Promoting Your Etsy Shop

With your Etsy shop up and running, it’s time to focus on promoting your business and driving traffic to your listings. Here are some marketing tips to help you attract customers and boost your sales on Etsy:

  • Optimize your listings: Use Etsy’s search engine optimization (SEO) best practices to improve your listings’ visibility in search results. This includes using relevant keywords, writing compelling titles and descriptions, and adding appropriate tags.
  • Offer promotions and discounts: Entice potential customers with special deals, limited-time offers, or free shipping promotions. You can also create coupon codes to share on social media or with your email subscribers.
  • Leverage social media: Share your Etsy listings and shop updates on social media platforms popular with your target audience. This will help you build brand awareness and attract more visitors to your shop.
  • Join Etsy Teams: Connect with other Etsy sellers in your niche by joining Etsy Teams. These groups are a great way to network, learn from experienced sellers, and participate in team promotions or events.
  • Collect and showcase reviews: Encourage satisfied customers to leave positive reviews on your Etsy shop. These reviews will not only boost your credibility but also help you rank higher in search results.

By setting up and promoting your Etsy shop, you can tap into a huge community of potential customers who appreciate handmade, unique products. 

How much should you charge for embroidered items?

Working out how much money to charge for your embroidered items can be a bit challenging, as there are several factors to consider. Ultimately, you want to strike a balance between covering your costs, making a profit, and offering competitive prices that appeal to potential customers. Here are some factors to consider when setting your prices:

  1. Material costs: Calculate the cost of materials used in creating your embroidered items, including fabric, threads, stabilizers, and any other supplies.
  2. Labor costs: Determine how much time it takes to create each item, and assign a reasonable hourly rate for your labor. Keep in mind that skilled embroidery work is valuable, so don’t undervalue your time and expertise.
  3. Overhead expenses: Consider any additional costs related to running your embroidery business, such as equipment maintenance, utilities, rent (if applicable), marketing, and packaging.
  4. Profit margin: Decide on an appropriate profit margin that will ensure your business is profitable while remaining competitive in the market. A common profit margin for handmade items ranges from 30% to 50%, but this can vary depending on your niche and target audience.
  5. Competitive analysis: Research your competitors to get a sense of the market rates for similar embroidered items. Make sure your prices are in line with the market while still allowing you to cover your costs and make a profit.
  6. Perceived value: Consider the perceived value of your items, which is influenced by factors like uniqueness, quality, and presentation. If your embroidered products offer a unique or high-quality experience, you may be able to charge a premium.

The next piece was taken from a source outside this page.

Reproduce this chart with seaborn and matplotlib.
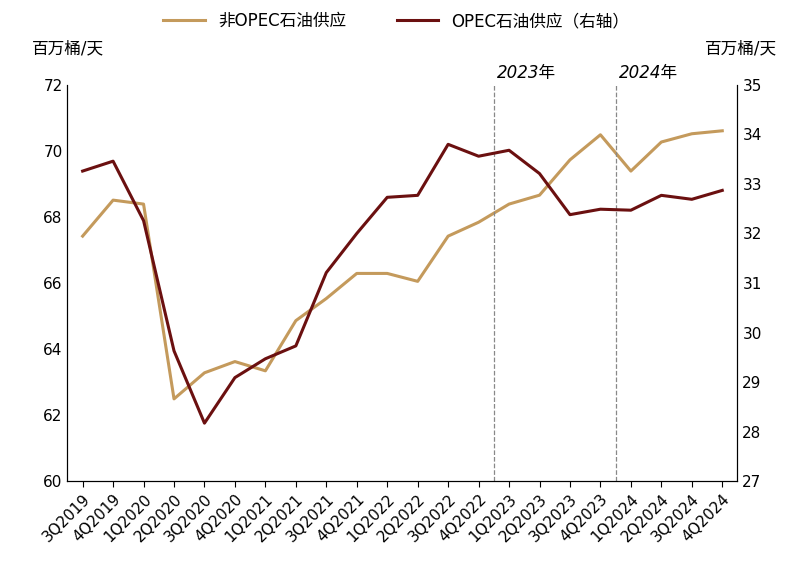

Once you’ve considered these factors, you can set your prices accordingly. Keep in mind that pricing strategies may need to be adjusted over time as your costs, competition, and customer preferences change. 

Stitch Your Way to Success

And there you have it! With these steps, you’re now well-equipped to start your very own embroidery business. Remember, the key to a thriving embroidery business lies in understanding your market, developing your skills, and being good at promoting your work.

It may take hard work and a little bit of patience, but with dedication and passion, you’ll soon be stitching your way to success. So, thread those needles, get inspired, and unleash your creative genius. The world of embroidery is waiting for you, and we can’t wait to see the amazing designs you’ll bring to life.

Best of luck on your embroidery business adventure!